Cenário eleitoral futuro: risco de moderação ou radicalização?
Diante da ausência de lideranças centrais, a extrema direita pode seguir por caminhos distintos: buscar a moderação para conquistar setores mais amplos da sociedade ou aprofundar a radicalização ideológica para manter sua base fiel mobilizada. Ambas as estratégias têm precedentes históricos e implicam riscos democráticos — seja pela normalização de pautas autoritárias no debate público, seja pela intensificação de discursos violentos e antissistêmicos. O que está em jogo não é apenas a sobrevivência de um campo político, mas a forma como ele se reorganizará para continuar disputando corações, votos e sentidos.
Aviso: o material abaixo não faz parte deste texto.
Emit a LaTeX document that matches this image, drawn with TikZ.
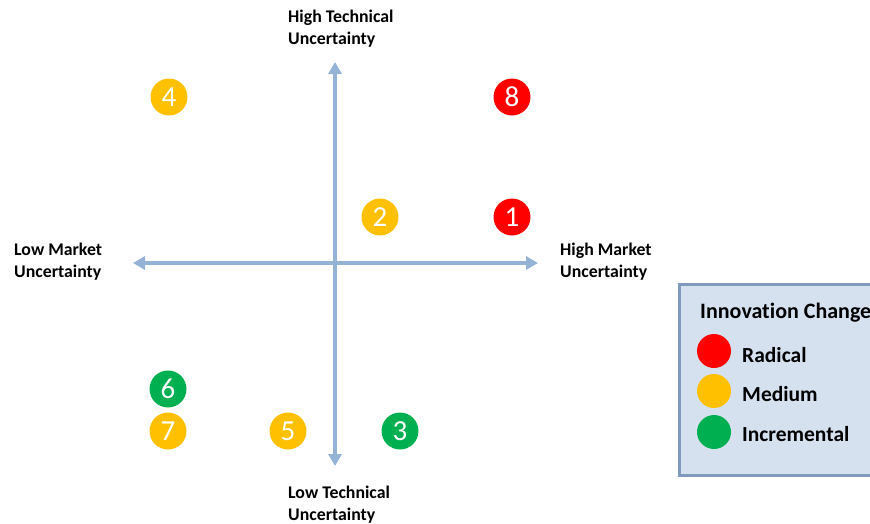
\documentclass[tikz,border=0pt]{standalone}
\usepackage{fontspec}
\setmainfont[Ligatures=NoCommon]{Carlito}
\usetikzlibrary{arrows.meta}
\definecolor{axisblue}{RGB}{149,179,215}
\definecolor{radred}{RGB}{255,0,0}
\definecolor{medorange}{RGB}{255,192,0}
\definecolor{incgreen}{RGB}{0,176,80}
\definecolor{legfill}{RGB}{214,225,240}
\definecolor{legedge}{RGB}{128,153,190}
\begin{document}
\begin{tikzpicture}[x=1pt,y=-1pt,
  axis/.style={draw=axisblue,line width=3.5pt,-{Triangle[length=12pt,width=13pt]}},
  ax label/.style={font=\bfseries\fontsize{17.8}{21.5}\selectfont,align=left,anchor=north west,inner sep=0pt},
  bubble/.style={circle,minimum size=37pt,inner sep=0pt,text=white,font=\fontsize{29}{29}\selectfont},
  red bubble/.style={bubble,fill=radred},
  orange bubble/.style={bubble,fill=medorange},
  green bubble/.style={bubble,fill=incgreen},
  key dot/.style={circle,minimum size=34pt,inner sep=0pt},
  key text/.style={anchor=west,inner sep=0pt,font=\bfseries\fontsize{21.5}{21.5}\selectfont}]
\useasboundingbox (0,0) rectangle (870,523);
\begin{scope}
\clip (0,0) rectangle (870,523);

% axes
\coordinate (c) at (335,263);
\coordinate (top) at (335,62);
\coordinate (bottom) at (335,466);
\coordinate (left) at (133,263);
\coordinate (right) at (538,263);
\draw[axis] (c) -- (top);
\draw[axis] (c) -- (bottom);
\draw[axis] (c) -- (left);
\draw[axis] (c) -- (right);

% axis labels
\node[ax label] (ht) at (288,10) {High Technical\\Uncertainty};
\node[ax label] (lt) at (288,486) {Low Technical\\Uncertainty};
\node[ax label] (lm) at (14,243) {Low Market\\Uncertainty};
\node[ax label] (hm) at (560,243) {High Market\\Uncertainty};

% projects
\node[orange bubble] (p4) at (169,97) {4};
\node[red bubble] (p8) at (512,97) {8};
\node[orange bubble] (p2) at (380,217) {2};
\node[red bubble] (p1) at (512,217) {1};
\node[green bubble] (p6) at (168,389) {6};
\node[orange bubble] (p7) at (168,431) {7};
\node[orange bubble] (p5) at (288,431) {5};
\node[green bubble] (p3) at (400,431) {3};

% legend
\draw[fill=legfill,draw=legedge,line width=3pt] (679,284) rectangle (900,475);
\node[anchor=west,inner sep=0pt,font=\bfseries\fontsize{22}{22}\selectfont] (lt) at (700,313) {Innovation Change};
\node[key dot,fill=radred] (k1) at (714,351) {};
\node[key dot,fill=medorange] (k2) at (714,391) {};
\node[key dot,fill=incgreen] (k3) at (714,432) {};
\node[key text] (t1) at (742,355) {Radical};
\node[key text] (t2) at (742,394) {Medium};
\node[key text] (t3) at (742,434) {Incremental};
\end{scope}
\end{tikzpicture}
\end{document}
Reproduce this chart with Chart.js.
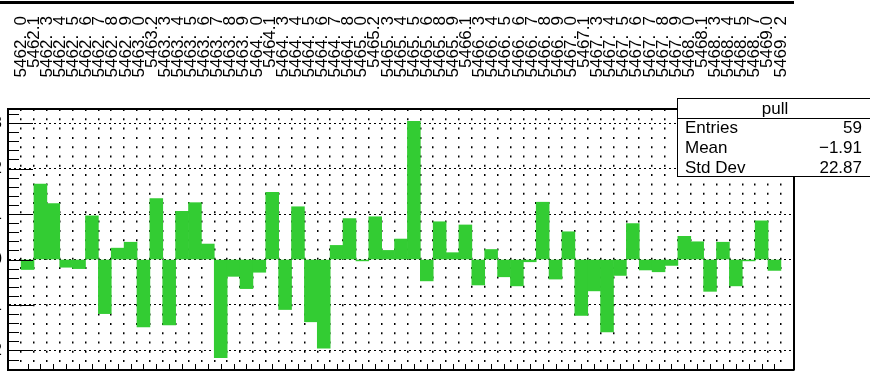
<!DOCTYPE html>
<html>
<head>
<meta charset="utf-8">
<script src="https://cdn.jsdelivr.net/npm/chart.js@4/dist/chart.umd.min.js"></script>
<style>
  html, body { margin: 0; padding: 0; background: #fff; overflow: hidden; }
  body { width: 870px; height: 376px; position: relative; font-family: "Liberation Sans", Arial, sans-serif; }
  #waveAxis { position: absolute; left: 0; top: -30px; }
  #pullPlot { position: absolute; left: -40px; top: 100px; }
  #stats { position: absolute; left: 677px; top: 98px; width: 196px; height: 79px;
           border: 1.5px solid #000; background: #fff; font-size: 17px; color: #000; box-sizing: border-box; }
  #stats .title { position: absolute; left: 0; right: 0; top: 0; height: 19px; line-height: 19px;
                  text-align: center; border-bottom: 1.5px solid #000; }
  #stats .row { position: absolute; left: 7px; right: 10px; height: 20px; line-height: 20px;
                display: flex; justify-content: space-between; }
</style>
</head>
<body>
<canvas id="waveAxis" width="794" height="110"></canvas>
<canvas id="pullPlot" width="838" height="276"></canvas>
<div id="stats">
  <div class="title">pull</div>
  <div class="row" style="top:19px"><span>Entries</span><span>59</span></div>
  <div class="row" style="top:39px"><span>Mean</span><span>−1.91</span></div>
  <div class="row" style="top:59px"><span>Std Dev</span><span>22.87</span></div>
</div>
<script>
// pull per bin
const pulls = [
  -0.22, 1.66, 1.23, -0.17, -0.20, 0.96, -1.19, 0.25, 0.38, -1.48,
  1.34, -1.44, 1.06, 1.25, 0.34, -2.16, -0.37, -0.64, -0.28, 1.48,
  -1.10, 1.16, -1.37, -1.95, 0.31, 0.90, -0.03, 0.94, 0.20, 0.45,
  3.04, -0.47, 0.83, 0.15, 0.76, -0.56, 0.22, -0.38, -0.58, -0.05,
  1.26, -0.43, 0.61, -1.23, -0.69, -1.59, -0.35, 0.79, -0.23, -0.27,
  -0.13, 0.51, 0.39, -0.70, 0.38, -0.58, -0.03, 0.85, -0.24
];

// wavelength labels of the pad above, one per bin
const waveLabels = [
  '5462.  0', '5462.1', '5462.  3', '5462.  4', '5462.  5', '5462.  6', '5462.  7', '5462.  8', '5462.  9',
  '5463.  0', '5463.2', '5463.  3', '5463.  4', '5463.  5', '5463.  6', '5463.  7', '5463.  8', '5463.  9',
  '5464.  0', '5464.1', '5464.  3', '5464.  4', '5464.  5', '5464.  6', '5464.  7', '5464.  8',
  '5465.  0', '5465.2', '5465.  3', '5465.  4', '5465.  5', '5465.  6', '5465.  8', '5465.  9',
  '5466.1', '5466.  3', '5466.  4', '5466.  5', '5466.  6', '5466.  7', '5466.  8', '5466.  9',
  '5467.  0', '5467.1', '5467.  3', '5467.  4', '5467.  5', '5467.  6', '5467.  7', '5467.  8', '5467.  9',
  '5468.  0', '5468.1', '5468.  3', '5468.  4', '5468.  5', '5468.  7',
  '5469.0', '5469.  2'
];

const yMajor = [-2, -1, 0, 1, 2, 3];
const X_MIN = -1, X_MAX = 59;
const Y_MIN = -2.43, Y_MAX = 3.31;

const bins = pulls.map((_, i) => i);
const FONT = '"Liberation Sans", Arial, sans-serif';

// upper pad: only its bottom axis with vertical labels shows
const frameWidth = 786;
const topMin = X_MIN - 8 * (X_MAX - X_MIN) / frameWidth;
new Chart(document.getElementById('waveAxis'), {
  type: 'scatter',
  data: { datasets: [] },
  options: {
    responsive: false,
    animation: false,
    layout: { padding: 0 },
    plugins: { legend: { display: false }, tooltip: { enabled: false } },
    scales: {
      x: {
        type: 'linear', min: topMin, max: X_MAX,
        afterBuildTicks: s => { s.ticks = bins.map(v => ({ value: v })); },
        afterFit: s => { s.height = 78; s.paddingLeft = 0; s.paddingRight = 0; },
        ticks: {
          autoSkip: false, minRotation: 90, maxRotation: 90, padding: 14,
          color: '#000', font: { family: FONT, size: 17 },
          callback: v => waveLabels[v]
        },
        grid: { drawOnChartArea: false, drawTicks: false },
        border: { display: true, color: '#000', width: 3 }
      },
      y: { display: false }
    }
  }
});

// inner tick marks and the remaining frame sides, ROOT style
const rootFrame = {
  id: 'rootFrame',
  afterDatasetsDraw(chart) {
    const { ctx, chartArea: a, scales: { x, y } } = chart;
    ctx.save();
    ctx.strokeStyle = '#000';
    ctx.lineWidth = 1;
    ctx.beginPath();
    for (let k = -12; k <= 16; k++) {
      const v = k / 5;
      if (v < Y_MIN || v > Y_MAX) continue;
      const py = Math.round(y.getPixelForValue(v)) + 0.5;
      ctx.moveTo(a.left, py);
      ctx.lineTo(a.left + (k % 5 === 0 ? 25 : 11), py);
    }
    bins.forEach(i => {
      const px = Math.round(x.getPixelForValue(i)) + 0.5;
      ctx.moveTo(px, a.bottom);
      ctx.lineTo(px, a.bottom - 6);
    });
    ctx.stroke();
    ctx.lineWidth = 2;
    ctx.beginPath();
    ctx.moveTo(a.left, a.top);
    ctx.lineTo(a.right, a.top);
    ctx.lineTo(a.right, a.bottom);
    ctx.stroke();
    ctx.restore();
  }
};

new Chart(document.getElementById('pullPlot'), {
  type: 'bar',
  data: {
    datasets: [{
      data: pulls.map((v, i) => ({ x: i, y: v })),
      backgroundColor: '#33cc33',
      borderWidth: 0,
      barPercentage: 1,
      categoryPercentage: 1
    }]
  },
  options: {
    responsive: false,
    animation: false,
    layout: { padding: { top: 9, right: 4, bottom: 6, left: 0 } },
    plugins: { legend: { display: false }, tooltip: { enabled: false } },
    scales: {
      x: {
        type: 'linear', min: X_MIN, max: X_MAX,
        afterBuildTicks: s => { s.ticks = bins.map(v => ({ value: v })); },
        afterFit: s => { s.height = 0; s.paddingLeft = 0; s.paddingRight = 0; },
        ticks: { display: false },
        grid: { color: '#000', lineWidth: 1.5, drawTicks: false },
        border: { color: '#000', width: 2, dash: [2, 7.3] }
      },
      y: {
        min: Y_MIN, max: Y_MAX,
        afterBuildTicks: s => { s.ticks = yMajor.map(v => ({ value: v })); },
        afterFit: s => { s.width = 48; s.paddingTop = 0; s.paddingBottom = 0; },
        ticks: {
          padding: 6, color: '#000', font: { family: FONT, size: 17 },
          callback: v => (v < 0 ? '\u2212' + (-v) : String(v))
        },
        grid: { color: '#000', lineWidth: 1, drawTicks: false },
        border: { color: '#000', width: 2, dash: [2, 3] }
      }
    }
  },
  plugins: [rootFrame]
});
</script>
</body>
</html>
Esse também deveria ser o momento da esquerda assumir o protagonismo e reafirmar seu compromisso democrático. A fragmentação da extrema direita abre uma janela de oportunidade para disputar sentidos, reconstruir pontes com setores desiludidos da população e oferecer alternativas concretas às crises que o extremismo explorou. A ausência de herdeiros diretos não significa o fim da ameaça autoritária — mas pode ser o início de uma rearticulação democrática, se houver capacidade de leitura histórica e ação política coordenada.